I am fully cheered when I see that shops aren’t open on Sundays. London’s poxy ‘browsing time’ doesn’t make up for the fact that Sunday is a rubbish shopping day because everyone think it’ll be ‘the quiet day’. And outside London high streets shut at four on the dot. It seems positively feudal if you live within the tube lines.
A recent trip to Highgate village taught me that some London locations facilitate a six day week. Good for them, I wish I wasn’t open for business on Sundays. If I had my way it would be like last weekend, all dreams and peace and pints of beer. Or you know, the conventional winter version complete with paper buying slave – read hunky man – eggs Benedict in bed, and half a series of House. A gentle run in the park follows before a trundle to the pub for a bottle of wine and roast lamb.

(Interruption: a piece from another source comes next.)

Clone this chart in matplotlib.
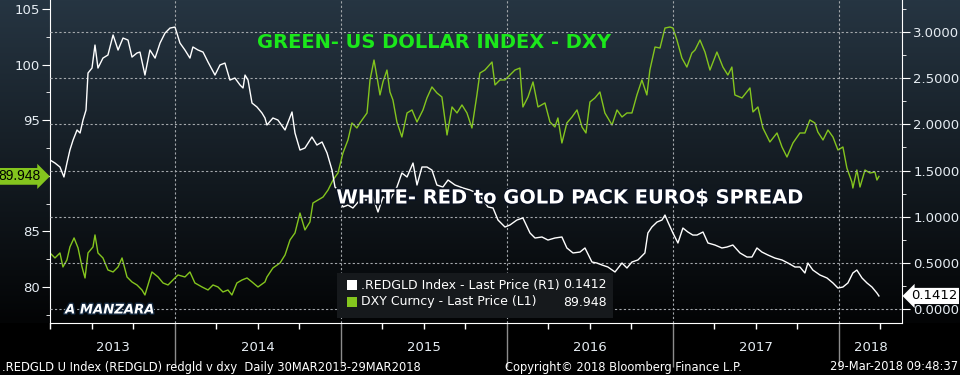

Or the aforementioned hunky man could make me one. I’ll do the gravy, and the peas. But all of this happens in a parallel world.
The last dinner party I held was dress-coded ‘Sunday Best’. Obviously, all our tongues stayed in our cheeks. A cheeky chap RSVPed with a postscript that he was rarely dressed on a Sunday, so did that count? Well, no. But it struck me that our now-culture has no place for such formalities. Between my seventh and twelfth birthdays I spent my Sundays cassocked in a cathedral with three pairs of tights on and a packet of Rowntrees fruit gums in my pocket. My 10-year-old self spent more time sniggering at The Song of Songs, whispering in sermons and scoffing – in almost third-world desperation – dark chocolate digestive biscuits before Matins than should ever be considered healthy. That brings a whole new meaning to Sundays, and I’m off that subscription list.
So Sunday, you cheeky thing, what will we do with you? I’ll tell you what, how about nothing? Take a look at your calendar and yourselves this weekend. Do you really need that jumper? Can you live without bacon? (I can, controversially.) Or wouldn’t it hurt to relax in front of some terrible television, get the paper mucky with ketchup and have a little day drink on Sunday’s behalf. That pint might not look so holy, but it’s frankly puritanical.